Items from a data source:
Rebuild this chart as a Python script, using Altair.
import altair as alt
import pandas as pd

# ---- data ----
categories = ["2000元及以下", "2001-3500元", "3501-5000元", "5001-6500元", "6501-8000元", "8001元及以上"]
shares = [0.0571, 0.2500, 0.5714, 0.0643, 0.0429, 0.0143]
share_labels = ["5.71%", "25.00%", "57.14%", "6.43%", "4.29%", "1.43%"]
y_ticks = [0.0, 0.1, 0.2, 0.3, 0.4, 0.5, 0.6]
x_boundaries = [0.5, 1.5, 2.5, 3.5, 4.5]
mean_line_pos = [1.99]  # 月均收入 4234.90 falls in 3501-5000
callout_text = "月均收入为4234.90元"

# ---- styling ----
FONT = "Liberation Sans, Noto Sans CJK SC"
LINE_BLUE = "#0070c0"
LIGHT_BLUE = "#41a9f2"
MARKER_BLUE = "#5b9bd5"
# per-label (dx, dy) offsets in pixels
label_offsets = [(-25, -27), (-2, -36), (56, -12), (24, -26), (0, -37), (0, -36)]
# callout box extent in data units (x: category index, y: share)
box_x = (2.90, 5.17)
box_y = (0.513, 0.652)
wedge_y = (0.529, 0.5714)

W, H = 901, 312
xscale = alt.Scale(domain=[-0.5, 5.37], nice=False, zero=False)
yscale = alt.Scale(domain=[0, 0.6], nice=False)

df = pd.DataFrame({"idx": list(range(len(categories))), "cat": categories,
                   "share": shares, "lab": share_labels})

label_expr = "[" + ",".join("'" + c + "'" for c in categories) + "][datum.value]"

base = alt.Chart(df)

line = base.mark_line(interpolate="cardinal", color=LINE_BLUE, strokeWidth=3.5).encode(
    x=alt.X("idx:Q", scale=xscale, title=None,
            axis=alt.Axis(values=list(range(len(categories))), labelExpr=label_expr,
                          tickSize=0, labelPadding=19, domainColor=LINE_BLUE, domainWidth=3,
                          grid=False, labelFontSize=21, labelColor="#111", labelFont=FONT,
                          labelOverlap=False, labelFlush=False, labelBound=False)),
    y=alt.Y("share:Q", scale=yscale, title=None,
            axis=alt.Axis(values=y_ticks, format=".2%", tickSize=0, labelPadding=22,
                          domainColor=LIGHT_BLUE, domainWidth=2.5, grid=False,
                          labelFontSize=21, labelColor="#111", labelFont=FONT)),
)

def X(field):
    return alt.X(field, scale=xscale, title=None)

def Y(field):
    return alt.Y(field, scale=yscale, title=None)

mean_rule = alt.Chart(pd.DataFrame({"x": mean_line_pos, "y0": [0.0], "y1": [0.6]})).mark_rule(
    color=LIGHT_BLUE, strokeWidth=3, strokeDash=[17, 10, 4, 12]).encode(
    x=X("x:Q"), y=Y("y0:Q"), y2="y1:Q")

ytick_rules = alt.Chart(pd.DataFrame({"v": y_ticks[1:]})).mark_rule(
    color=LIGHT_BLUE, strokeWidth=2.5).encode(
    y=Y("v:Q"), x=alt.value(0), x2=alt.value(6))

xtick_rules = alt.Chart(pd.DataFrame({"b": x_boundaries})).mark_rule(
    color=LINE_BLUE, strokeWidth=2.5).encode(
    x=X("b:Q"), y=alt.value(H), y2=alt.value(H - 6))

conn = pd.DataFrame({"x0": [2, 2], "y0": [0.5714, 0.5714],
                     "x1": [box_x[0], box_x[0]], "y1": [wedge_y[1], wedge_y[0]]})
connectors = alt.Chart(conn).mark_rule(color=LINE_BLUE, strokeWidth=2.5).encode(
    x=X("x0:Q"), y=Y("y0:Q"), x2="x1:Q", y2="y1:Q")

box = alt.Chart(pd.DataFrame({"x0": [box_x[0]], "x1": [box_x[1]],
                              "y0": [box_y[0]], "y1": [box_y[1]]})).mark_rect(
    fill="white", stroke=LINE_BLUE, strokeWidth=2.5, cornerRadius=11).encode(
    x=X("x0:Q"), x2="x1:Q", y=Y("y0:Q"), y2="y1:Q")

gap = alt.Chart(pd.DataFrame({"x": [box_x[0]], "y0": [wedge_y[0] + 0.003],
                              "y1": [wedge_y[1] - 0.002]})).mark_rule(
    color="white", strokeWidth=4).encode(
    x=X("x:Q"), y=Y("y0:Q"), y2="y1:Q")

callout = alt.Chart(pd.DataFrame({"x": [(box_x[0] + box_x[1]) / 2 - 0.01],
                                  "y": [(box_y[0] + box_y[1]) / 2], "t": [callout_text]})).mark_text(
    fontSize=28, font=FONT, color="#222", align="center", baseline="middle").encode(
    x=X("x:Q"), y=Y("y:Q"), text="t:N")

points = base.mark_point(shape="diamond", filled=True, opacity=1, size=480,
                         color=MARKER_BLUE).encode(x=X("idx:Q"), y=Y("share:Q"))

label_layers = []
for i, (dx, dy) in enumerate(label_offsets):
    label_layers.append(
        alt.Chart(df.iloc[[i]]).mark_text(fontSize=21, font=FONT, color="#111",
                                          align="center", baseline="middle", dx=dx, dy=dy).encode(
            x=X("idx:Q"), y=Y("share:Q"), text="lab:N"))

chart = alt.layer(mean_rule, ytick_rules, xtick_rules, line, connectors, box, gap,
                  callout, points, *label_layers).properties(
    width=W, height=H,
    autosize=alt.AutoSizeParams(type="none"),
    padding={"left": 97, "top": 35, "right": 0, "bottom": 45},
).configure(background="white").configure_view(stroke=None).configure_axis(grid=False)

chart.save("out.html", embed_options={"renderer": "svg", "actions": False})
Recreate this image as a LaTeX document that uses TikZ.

GIVEN PROBLEM: Reproduce all the data word for word.

ANSWER IN FULL:
Rebuild this chart as a Python script, using Altair.
import altair as alt
import pandas as pd

# ---- data ----
categories = ["2000元及以下", "2001-3500元", "3501-5000元", "5001-6500元", "6501-8000元", "8001元及以上"]
shares = [0.0571, 0.2500, 0.5714, 0.0643, 0.0429, 0.0143]
share_labels = ["5.71%", "25.00%", "57.14%", "6.43%", "4.29%", "1.43%"]
y_ticks = [0.0, 0.1, 0.2, 0.3, 0.4, 0.5, 0.6]
x_boundaries = [0.5, 1.5, 2.5, 3.5, 4.5]
mean_line_pos = [1.99]  # 月均收入 4234.90 falls in 3501-5000
callout_text = "月均收入为4234.90元"

# ---- styling ----
FONT = "Liberation Sans, Noto Sans CJK SC"
LINE_BLUE = "#0070c0"
LIGHT_BLUE = "#41a9f2"
MARKER_BLUE = "#5b9bd5"
# per-label (dx, dy) offsets in pixels
label_offsets = [(-25, -27), (-2, -36), (56, -12), (24, -26), (0, -37), (0, -36)]
# callout box extent in data units (x: category index, y: share)
box_x = (2.90, 5.17)
box_y = (0.513, 0.652)
wedge_y = (0.529, 0.5714)

W, H = 901, 312
xscale = alt.Scale(domain=[-0.5, 5.37], nice=False, zero=False)
yscale = alt.Scale(domain=[0, 0.6], nice=False)

df = pd.DataFrame({"idx": list(range(len(categories))), "cat": categories,
                   "share": shares, "lab": share_labels})

label_expr = "[" + ",".join("'" + c + "'" for c in categories) + "][datum.value]"

base = alt.Chart(df)

line = base.mark_line(interpolate="cardinal", color=LINE_BLUE, strokeWidth=3.5).encode(
    x=alt.X("idx:Q", scale=xscale, title=None,
            axis=alt.Axis(values=list(range(len(categories))), labelExpr=label_expr,
                          tickSize=0, labelPadding=19, domainColor=LINE_BLUE, domainWidth=3,
                          grid=False, labelFontSize=21, labelColor="#111", labelFont=FONT,
                          labelOverlap=False, labelFlush=False, labelBound=False)),
    y=alt.Y("share:Q", scale=yscale, title=None,
            axis=alt.Axis(values=y_ticks, format=".2%", tickSize=0, labelPadding=22,
                          domainColor=LIGHT_BLUE, domainWidth=2.5, grid=False,
                          labelFontSize=21, labelColor="#111", labelFont=FONT)),
)

def X(field):
    return alt.X(field, scale=xscale, title=None)

def Y(field):
    return alt.Y(field, scale=yscale, title=None)

mean_rule = alt.Chart(pd.DataFrame({"x": mean_line_pos, "y0": [0.0], "y1": [0.6]})).mark_rule(
    color=LIGHT_BLUE, strokeWidth=3, strokeDash=[17, 10, 4, 12]).encode(
    x=X("x:Q"), y=Y("y0:Q"), y2="y1:Q")

ytick_rules = alt.Chart(pd.DataFrame({"v": y_ticks[1:]})).mark_rule(
    color=LIGHT_BLUE, strokeWidth=2.5).encode(
    y=Y("v:Q"), x=alt.value(0), x2=alt.value(6))

xtick_rules = alt.Chart(pd.DataFrame({"b": x_boundaries})).mark_rule(
    color=LINE_BLUE, strokeWidth=2.5).encode(
    x=X("b:Q"), y=alt.value(H), y2=alt.value(H - 6))

conn = pd.DataFrame({"x0": [2, 2], "y0": [0.5714, 0.5714],
                     "x1": [box_x[0], box_x[0]], "y1": [wedge_y[1], wedge_y[0]]})
connectors = alt.Chart(conn).mark_rule(color=LINE_BLUE, strokeWidth=2.5).encode(
    x=X("x0:Q"), y=Y("y0:Q"), x2="x1:Q", y2="y1:Q")

box = alt.Chart(pd.DataFrame({"x0": [box_x[0]], "x1": [box_x[1]],
                              "y0": [box_y[0]], "y1": [box_y[1]]})).mark_rect(
    fill="white", stroke=LINE_BLUE, strokeWidth=2.5, cornerRadius=11).encode(
    x=X("x0:Q"), x2="x1:Q", y=Y("y0:Q"), y2="y1:Q")

gap = alt.Chart(pd.DataFrame({"x": [box_x[0]], "y0": [wedge_y[0] + 0.003],
                              "y1": [wedge_y[1] - 0.002]})).mark_rule(
    color="white", strokeWidth=4).encode(
    x=X("x:Q"), y=Y("y0:Q"), y2="y1:Q")

callout = alt.Chart(pd.DataFrame({"x": [(box_x[0] + box_x[1]) / 2 - 0.01],
                                  "y": [(box_y[0] + box_y[1]) / 2], "t": [callout_text]})).mark_text(
    fontSize=28, font=FONT, color="#222", align="center", baseline="middle").encode(
    x=X("x:Q"), y=Y("y:Q"), text="t:N")

points = base.mark_point(shape="diamond", filled=True, opacity=1, size=480,
                         color=MARKER_BLUE).encode(x=X("idx:Q"), y=Y("share:Q"))

label_layers = []
for i, (dx, dy) in enumerate(label_offsets):
    label_layers.append(
        alt.Chart(df.iloc[[i]]).mark_text(fontSize=21, font=FONT, color="#111",
                                          align="center", baseline="middle", dx=dx, dy=dy).encode(
            x=X("idx:Q"), y=Y("share:Q"), text="lab:N"))

chart = alt.layer(mean_rule, ytick_rules, xtick_rules, line, connectors, box, gap,
                  callout, points, *label_layers).properties(
    width=W, height=H,
    autosize=alt.AutoSizeParams(type="none"),
    padding={"left": 97, "top": 35, "right": 0, "bottom": 45},
).configure(background="white").configure_view(stroke=None).configure_axis(grid=False)

chart.save("out.html", embed_options={"renderer": "svg", "actions": False})
Recreate this image as a LaTeX document that uses TikZ.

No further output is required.